FROM 500 TO 57 GALLONS PER MINUTE:
NWS: water supply should be monitored, conservation advised
While many of the water pumps that needed replacement on Saipan are installed and fixed, several villages are still experiencing issues in their water supply.
This is due to the low water supply being generated from the source.
“Because of the low supply, the drought [is] affecting maybe Donni Springs and Agag wells, two major suppliers. While the pumps are in, the production isn’t the same,” Commonwealth Utilities Corp. acting executive director Gary Camacho told the board of directors in a meeting last Wednesday.
Camacho said the problem will be a “growing issue.”
Among the villages experiencing water issues is Garapan where just last November, CUC was able to supply 24-hour water service to the whole area.
Representatives from CUC’s Water and Waste Water Division, headed by acting manager Richard Wasser, reported that Donni Springs, which is among the main supplier for Garapan, has significant decrease in water supply,
Donni Springs used to supply up to 500 gallons per minute. Today, however, it is only producing 57 gallons per minutes.
Garapan alone has a water demand of about 700 gallons per minute.
Responding to board inquiries on how much of the water demand is attributed to leaks, the management said it can’t be quantified.
However, the division said it was able to reduce its total unaccounted for water from 70 percent three years ago, to 60 percent today.
“We’ve reduced our accounted for water,” chief engineer John Riegel said, “Unaccounted for water is compromised of three things, leaks, theft, and inaccurate billing.”

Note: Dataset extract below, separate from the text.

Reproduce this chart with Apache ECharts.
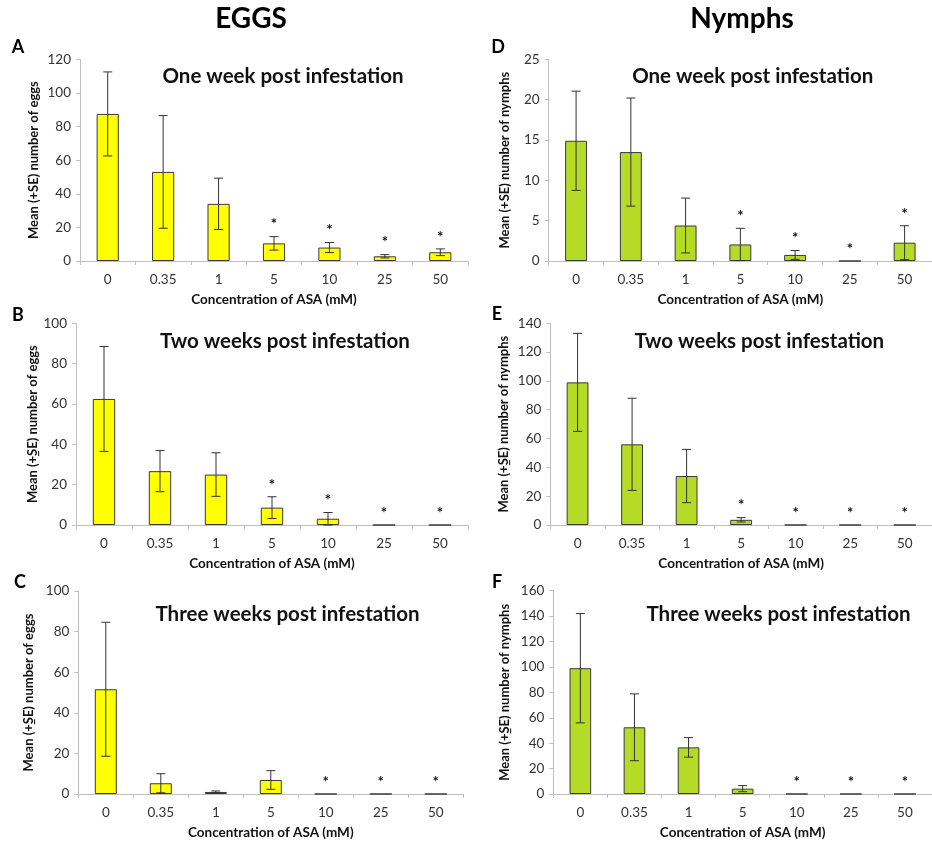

CUC said they have an active leak detection unit and within almost a month since Jan. 24, CUC was able to detect and repair 79 leaks.
Wasser said they are in the process of hiring additional personnel for their division and adding crews to their leak detection unit.
Asked by the board if water issues will worsen throughout the year, CUC said they hope not to make it worse than it is.
“We hope to be improving our leak detection and leak repairs at the same rate that the drought is taking effect on our water systems. Our goal is to not make it worse than it is,” Wasser said.
Water monitoring, conservation
In their updated drought statement issued last Thursday, the National Weather Service said water supplies are needed to be monitored closely.
“Water supplies need to be monitored very closely and water conservation is highly encouraged,” NWS said.
Furthermore, NWS said wells could have more salinity in through the coming months.
“Wells on Saipan could see an increase in salinity as the drought progresses,” it added.
The amount of rainfall in the Commonwealth was also notable in that they are way below normal amounts.
“Rainfall has been well below normal the past few months and below normal rainfall will continue for the next several months,” NWS said.
For the first half of February, NWS recorded a meager 0.70 inch of rain for Saipan—a far cry from the 2.60 inches of normal rainfall.
Still, Rota has it worse with only 0.62 inch of rain as opposed to the normal 5.21 inches. Tinian had 0.15 inch of rain, way below the 3.30 inches normal rainfall.
“Computer models indicate that one half inch to an inch of rain will fall through the next 10 days for most of the commonwealth. Locally higher amounts are possible and catchment equipment should be maintained in good working order. Longer range models indicate rainfall will be much lower than normal through the next month or two at least,” NWS said.